U.S. House Energy Leaders, Alberta Premier Meet to Discuss Energy Projects
New Report Highlights Importance of Canadian Oil Sands for North America
U.S. House Energy and Commerce Committee chairman Fred Upton (R-Mich.) and Commerce, Manufacturing and Trade Subcommittee chairman Lee Terry (R-Neb.) met with Alberta Premier Alison Redford and Canadian Ambassador Gary Doer on Nov. 12 to discuss efforts to maximize the benefits of North America’s energy abundance, including efforts by the committee to facilitate the construction of the Keystone XL pipeline and other cross-border energy projects.
Terry and Upton believe their initiatives — Terry’s Northern Route Approval Act and Upton’s North American Energy Infrastructure Act — are common sense solutions that seek to strengthen U.S. ties with Canada by bringing certainty to infrastructure projects that will contribute to energy security, economic growth, and job creation on both sides of the border.
“We had a productive meeting with Premier Redford today about ways we can safely and responsibly maximize North America’s energy abundance,” Upton said. “Beyond just the Keystone XL pipeline, we are going to need to build many more pipelines, transmission lines, and private sector infrastructure projects as part of the architecture of abundance to keep up with the remarkable pace of U.S. and Canadian energy production. We are moving forward with solutions to accelerate these job-creating projects, which could help make North American energy independence a reality.”
Terry said he appreciated that Redford took the time to meet with him about the Keystone XL pipeline.
“It is clear that we all share the belief that this project is a benefit to those on both sides of the border and it is critical that it is built quickly,” Terry said. “She [Redford] acknowledged the work of the House and I reaffirmed our commitment to continue to look at all avenues to build the Keystone XL pipeline that will create jobs on both sides of the border, make North America energy secure, and strengthen our trade relationship with America’s number one trading partner.”
Redford stressed the importance of Canada and the United States working together “to maximize the economic and security benefits of growing North American energy production while achieving leadership in environmentally responsible development.”
The meeting between the four leaders came on the heels of a new report authored by IHS CERA, which highlights the expansion of Canadian oil sands production in recent years and underscores the critical role of this fuel source in the pursuit of North American energy independence.
Innovation and new technologies have increased the efficiency of Alberta’s oil sands development in recent years, leading to a massive growth in output and an increase in U.S. Canadian crude imports.
“Over the past decade the Canadian oil sands have moved from the fringe to become a key pillar of global oil supply,” said IHS associate director Kevin Birn, “This growth has made oil sands the single largest source of U.S. oil imports and also a key source of global supply growth that could account for 16 percent of all new oil production by 2030. Today, the output of just Canadian oil sands, excluding all other Canadian oil production, is greater than the output of five out of the 12 members of OPEC.”
As oil sands developers have increased their efficiency they have also made progress to decrease the environmental impacts of production.

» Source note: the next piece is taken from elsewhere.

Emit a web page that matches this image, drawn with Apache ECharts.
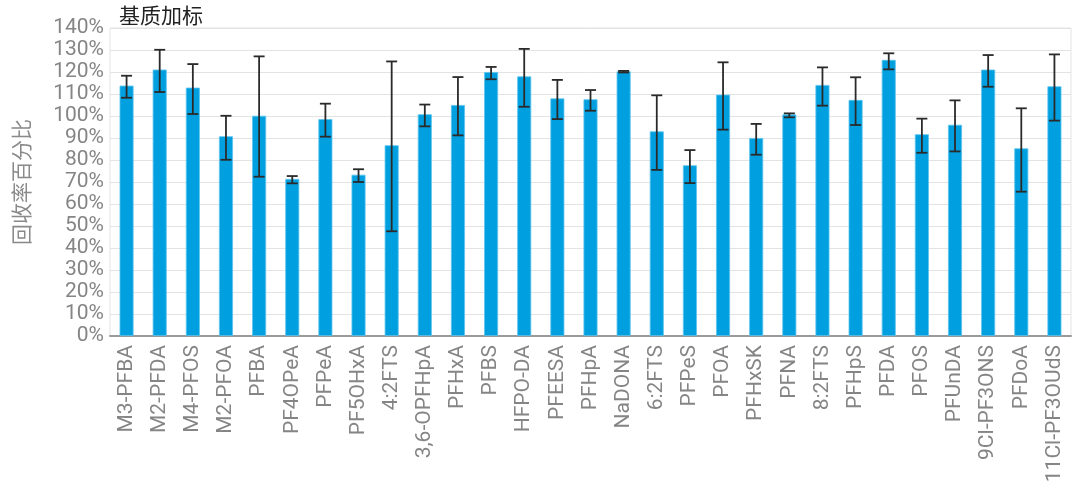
<!DOCTYPE html>
<html>
<head>
<meta charset="utf-8">
<script src="https://cdn.jsdelivr.net/npm/echarts@6/dist/echarts.min.js"></script>
<style>html,body{margin:0;padding:0;background:#fff}#c{width:1080px;height:497px}</style>
</head>
<body>
<div id="c"></div>
<script>
var categories = ['M3-PFBA','M2-PFDA','M4-PFOS','M2-PFOA','PFBA','PF4OPeA','PFPeA','PF5OHxA','4:2FTS','3,6-OPFHpA',
  'PFHxA','PFBS','HFPO-DA','PFEESA','PFHpA','NaDONA','6:2FTS','PFPeS','PFOA','PFHxSK',
  'PFNA','8:2FTS','PFHpS','PFDA','PFOS','PFUnDA','9Cl-PF3ONS','PFDoA','11Cl-PF3OUdS'];
var recovery = [113.8,121.1,112.9,90.8,100.1,71.4,98.6,73.3,86.7,100.8,
  105.0,120.0,118.0,108.0,107.6,120.3,93.0,77.6,109.7,90.0,
  100.7,114.1,107.3,125.5,91.7,96.0,121.1,85.3,113.5];
var errHigh = [118.3,130.1,123.6,100.1,127.1,72.7,105.6,75.8,124.8,105.2,
  117.7,122.3,130.5,116.4,111.8,120.5,109.4,84.5,124.4,96.4,
  101.2,122.1,117.6,128.5,98.8,107.1,127.7,103.5,128.0];
var errLow = [108.3,110.9,100.9,80.1,72.4,69.4,90.6,70.0,47.6,95.3,
  91.2,116.7,104.2,98.6,102.4,119.8,75.5,69.5,93.8,82.4,
  99.4,104.7,95.9,121.2,83.3,83.9,113.3,65.6,97.9];
var yTicks = [0,10,20,30,40,50,60,70,80,90,100,110,120,130,140];

var chart = echarts.init(document.getElementById('c'));
var font = 'Roboto, "Noto Sans CJK SC", sans-serif';
chart.setOption({
  animation: false,
  title: {
    text: '基质加标', left: 114, top: 0,
    textStyle: {fontFamily: '"Noto Sans CJK SC", sans-serif', fontSize: 21, fontWeight: 'normal', color: '#222'}
  },
  grid: {left: 110, right: 9, top: 28, bottom: 161, show: true, borderColor: '#e3e3e3', borderWidth: 1},
  xAxis: {
    type: 'category', data: categories,
    axisLine: {lineStyle: {color: '#9a9a9a', width: 2}},
    axisTick: {show: false},
    axisLabel: {rotate: 90, interval: 0, color: '#858585', fontSize: 21, fontFamily: font, margin: 9}
  },
  yAxis: {
    type: 'value', min: yTicks[0], max: yTicks[yTicks.length - 1], interval: 10,
    name: '回收率百分比', nameLocation: 'middle', nameRotate: 90, nameGap: 78,
    nameTextStyle: {fontFamily: '"Noto Sans CJK SC", sans-serif', fontSize: 21, color: '#8a8a8a'},
    axisLine: {show: false}, axisTick: {show: false},
    axisLabel: {formatter: '{value}%', color: '#858585', fontSize: 21, fontFamily: font, margin: 6},
    splitLine: {lineStyle: {color: '#e3e3e3', width: 1}}
  },
  series: [
    {
      type: 'bar', data: recovery, barWidth: 14,
      itemStyle: {color: '#00A0E0', borderColor: '#5cc4ee', borderWidth: 0.8}
    },
    {
      type: 'custom', z: 10,
      data: categories.map(function (c, i) { return [i, errHigh[i], errLow[i]]; }),
      encode: {x: 0, y: [1, 2]},
      renderItem: function (params, api) {
        var x = api.value(0);
        var pH = api.coord([x, api.value(1)]);
        var pL = api.coord([x, api.value(2)]);
        var hw = 5.5;
        var st = {stroke: '#2a2a2a', lineWidth: 1.8};
        return {type: 'group', children: [
          {type: 'line', shape: {x1: pH[0], y1: pH[1], x2: pL[0], y2: pL[1]}, style: st},
          {type: 'line', shape: {x1: pH[0] - hw, y1: pH[1], x2: pH[0] + hw, y2: pH[1]}, style: st},
          {type: 'line', shape: {x1: pL[0] - hw, y1: pL[1], x2: pL[0] + hw, y2: pL[1]}, style: st}
        ]};
      }
    }
  ]
});
</script>
</body>
</html>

The IHS report found that emissions from the oil sands “are on par with other sources of U.S. crude, including crudes from Venezuela, Nigeria, Iraq and heavy oil production in the [United States].”
The Athabasca oil sands of Northern Alberta are a massive word-class resource and home to the third-largest oil reserves in the world. The advancement in extraction technologies essentially means a new Saudi Arabia has been discovered and placed on America’s northern doorstep.
Canada’s oil sands expansion coupled with U.S. increases in shale production have put the goal of North American energy independence in reach.
To fully realize North America’s energy potential, the Energy and Commerce Committee members say that the United States must build what it calls the “Architecture of Abundance” to keep pace with the innovation and development. The Keystone XL pipeline and other cross-border energy infrastructure projects are needed to transport Canadian energy supplies to U.S. markets and vice-versa.
“These accomplishments can only come about if the United States maintains a well working energy system where markets are allowed to work and where we are allowed to trade with neighboring countries without artificial impediments,” said Mary Hutzler, a senior fellow at the Institute for Energy Research, who recently testified before the committee. “With Canada’s oil reserves at over 170 billion barrels, Canada can help the United States decrease its reliance on Persian Gulf oil, but it must be allowed to trade energy freely and transport it in a safe and reliable manner.”